begin
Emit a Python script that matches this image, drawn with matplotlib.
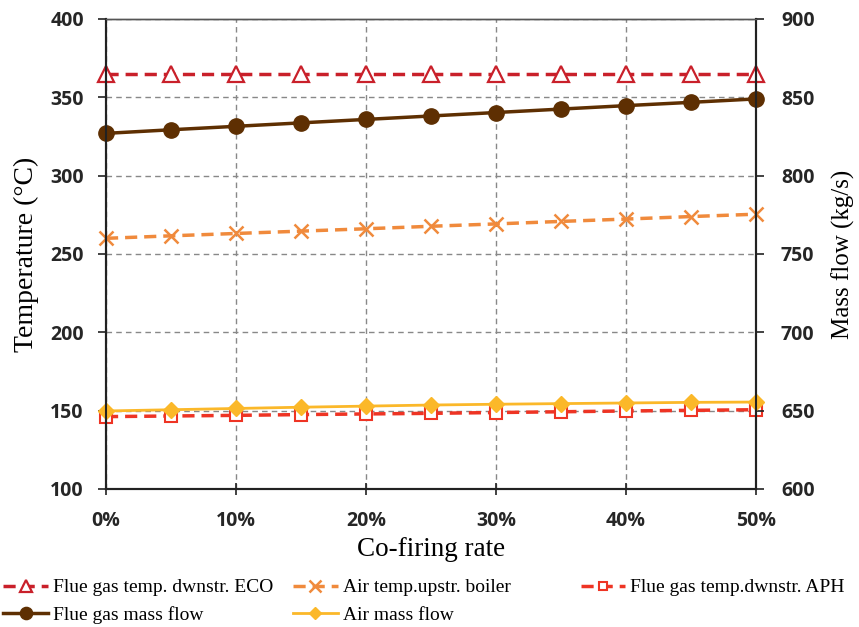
import numpy as np
import matplotlib.pyplot as plt
from matplotlib.ticker import FuncFormatter

# datos
rate = [0, 5, 10, 15, 20, 25, 30, 35, 40, 45, 50]
t_eco = [365.0, 365.0, 365.0, 365.0, 365.0, 365.0, 365.0, 365.0, 365.0, 365.0, 365.0]
t_air = [260.0, 261.6, 263.1, 264.6, 266.1, 267.7, 269.2, 270.8, 272.3, 273.9, 275.4]
t_aph = [146.2, 146.6, 147.0, 147.5, 147.9, 148.3, 148.8, 149.3, 149.8, 150.2, 150.6]
m_flue = [827.0, 829.3, 831.5, 833.7, 835.9, 838.1, 840.3, 842.5, 844.7, 846.8, 849.0]
m_air = [649.8, 650.6, 651.4, 652.2, 652.9, 653.6, 654.1, 654.5, 654.9, 655.3, 655.5]

labels = ['Flue gas temp. dwnstr. ECO', 'Air temp.upstr. boiler', 'Flue gas temp.dwnstr. APH',
          'Flue gas mass flow', 'Air mass flow']

serif = 'Liberation Serif'
tickfont = {'family': 'Open Sans', 'weight': 'bold', 'size': 14}

fig = plt.figure(figsize=(8.59, 6.27), dpi=100)
ax = fig.add_axes([0.1234, 0.2201, 0.7566, 0.7496])
ax2 = ax.twinx()

l1, = ax.plot(rate, t_eco, color='#C9202A', lw=2.5, dashes=(3.5, 2), marker='^', ms=11,
              mfc='white', mec='#C9202A', mew=1.6, label=labels[0], clip_on=False)
l2, = ax.plot(rate, t_air, color='#F08A3C', lw=2.5, dashes=(3.5, 2), marker='x', ms=10,
              mew=1.8, label=labels[1], clip_on=False)
l3, = ax.plot(rate, t_aph, color='#EE3424', lw=2.5, dashes=(3.5, 2), marker='s', ms=8,
              mfc='white', mec='#EE3424', mew=1.5, label=labels[2], clip_on=False)
l4, = ax2.plot(rate, m_flue, color='#5E2F02', lw=2.5, marker='o', ms=11, label=labels[3],
               clip_on=False)
l5, = ax2.plot(rate, m_air, color='#FBB829', lw=2, marker='D', ms=8, label=labels[4],
               clip_on=False)

ax.set_xlim(0, 50)
ax.set_ylim(100, 400)
ax2.set_ylim(600, 900)
ax.set_xticks(np.arange(0, 51, 10))
ax.set_yticks(np.arange(100, 401, 50))
ax2.set_yticks(np.arange(600, 901, 50))
ax.xaxis.set_major_formatter(FuncFormatter(lambda v, p: '%d%%' % v))

ax.grid(True, color='#888888', ls=(0, (4, 3)), lw=1)
ax.set_axisbelow(True)

for a in (ax, ax2):
    for s in ('left', 'right', 'bottom'):
        a.spines[s].set_color('#222222')
        a.spines[s].set_linewidth(1.5)
    a.spines['top'].set_color('#555555')
    a.spines['top'].set_linewidth(1)

ax.tick_params(axis='y', direction='out', length=6, width=1.2, color='#222222', pad=10)
ax.tick_params(axis='x', direction='inout', length=8, width=1.2, color='#222222', pad=12)
ax2.tick_params(axis='y', direction='out', length=6, width=1.2, color='#222222', pad=12)
for t in ax.get_xticklabels() + ax.get_yticklabels() + ax2.get_yticklabels():
    t.set_fontfamily(tickfont['family'])
    t.set_fontweight(tickfont['weight'])
    t.set_fontsize(tickfont['size'])
    t.set_color('#262626')

ax.set_xlabel('Co-firing rate', family=serif, fontsize=19.5, labelpad=4)
ax.set_ylabel('Temperature (°C)', family=serif, fontsize=20, labelpad=8)
ax2.set_ylabel('Mass flow (kg/s)', family=serif, fontsize=18, labelpad=12)

leg_kw = dict(frameon=False, prop={'family': serif, 'size': 14}, borderpad=0, borderaxespad=0,
              handlelength=2.3, handletextpad=0.25, labelspacing=0.5, loc='upper left',
              markerscale=0.8)
fig.legend([l1, l4], [labels[0], labels[3]], bbox_to_anchor=(0.004, 0.077), **leg_kw)
fig.legend([l2, l5], [labels[1], labels[4]], bbox_to_anchor=(0.341, 0.077), **leg_kw)
fig.legend([l3], [labels[2]], bbox_to_anchor=(0.676, 0.077), **leg_kw)

fig.savefig('out.png', dpi=100)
end
Write out the lines from the start of the material to the line with "ax2 = ax.twinx()", inclusive and exactly. Skip the pictures.

Emit a Python script that matches this image, drawn with matplotlib.
import numpy as np
import matplotlib.pyplot as plt
from matplotlib.ticker import FuncFormatter

# datos
rate = [0, 5, 10, 15, 20, 25, 30, 35, 40, 45, 50]
t_eco = [365.0, 365.0, 365.0, 365.0, 365.0, 365.0, 365.0, 365.0, 365.0, 365.0, 365.0]
t_air = [260.0, 261.6, 263.1, 264.6, 266.1, 267.7, 269.2, 270.8, 272.3, 273.9, 275.4]
t_aph = [146.2, 146.6, 147.0, 147.5, 147.9, 148.3, 148.8, 149.3, 149.8, 150.2, 150.6]
m_flue = [827.0, 829.3, 831.5, 833.7, 835.9, 838.1, 840.3, 842.5, 844.7, 846.8, 849.0]
m_air = [649.8, 650.6, 651.4, 652.2, 652.9, 653.6, 654.1, 654.5, 654.9, 655.3, 655.5]

labels = ['Flue gas temp. dwnstr. ECO', 'Air temp.upstr. boiler', 'Flue gas temp.dwnstr. APH',
          'Flue gas mass flow', 'Air mass flow']

serif = 'Liberation Serif'
tickfont = {'family': 'Open Sans', 'weight': 'bold', 'size': 14}

fig = plt.figure(figsize=(8.59, 6.27), dpi=100)
ax = fig.add_axes([0.1234, 0.2201, 0.7566, 0.7496])
ax2 = ax.twinx()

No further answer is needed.